Une nuit, je retrouvai dans sa chambre un dessin troublant : une silhouette noire dominant deux petites formes, avec cette phrase maladroite écrite au crayon :
“Ne le laissez pas l’emmener.”
J’en parlai à mon mari, Julien. Il fut choqué, mais aussi mal à l’aise. Nous décidâmes d’en parler à une psychologue pour enfants afin de comprendre d’où venait cette peur.
Quelques jours plus tard, Lina disparut brièvement. Nous la retrouvâmes recroquevillée dans la remise, serrant Lila contre elle.
« Le monstre a dit qu’il venait. Il m’a dit que je pouvais lui donner Lila », murmura-t-elle, tremblante.
Personne n’était entré dans la maison.
Quand la vérité se dévoile
Avec l’aide de la psychologue, Lina finit par parler. Son “monstre” n’était pas imaginaire : il représentait ce qu’elle ressentait lorsque son père, stressé et épuisé, laissait échapper des accès de colère pendant ma grossesse.
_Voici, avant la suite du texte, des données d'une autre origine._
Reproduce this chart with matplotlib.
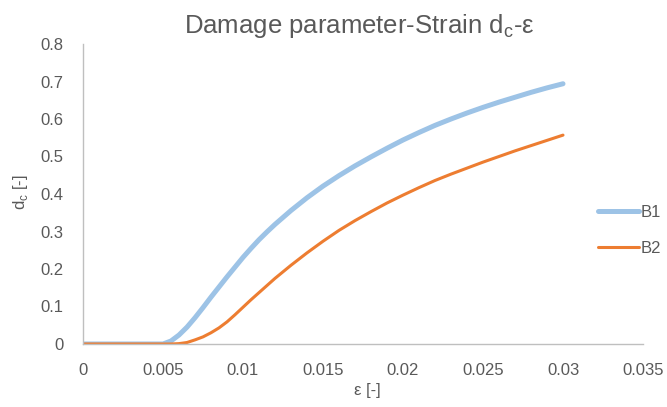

Elle décrivait “le bruit des portes qui claquent” et “l’odeur de la bière” — des détails précis, traduisant une peur bien réelle.
Julien écouta, bouleversé. Il n’avait jamais voulu faire peur à sa fille, mais il comprit combien son comportement l’avait marquée. Il décida alors de se faire aider pour apprendre à gérer son stress et retrouver un équilibre.
La guérison, pas à pas
Peu à peu, le climat changea. Julien s’impliqua dans la thérapie familiale, Lina retrouva confiance, et la maison se remplit à nouveau de rires. Les “monstres” disparurent de ses dessins, remplacés par des arcs-en-ciel et des visages souriants.
Un matin, alors que nous préparions le petit déjeuner, Lina déclara simplement :
« Je n’ai plus de secrets à garder. »
Ce fut la plus belle phrase que j’aie entendue.
Ce que j’ai appris
Les enfants ont parfois une manière poétique, détournée, de dire leur peur. Leurs “monstres” ne sont pas toujours faits d’ombres : ils naissent du bruit, de la tension, des silences.
Mais quand on écoute vraiment, on peut transformer la peur en lumière.
Parce qu’au fond, aucun enfant ne devrait jamais apprendre à se taire pour se sentir en sécurité.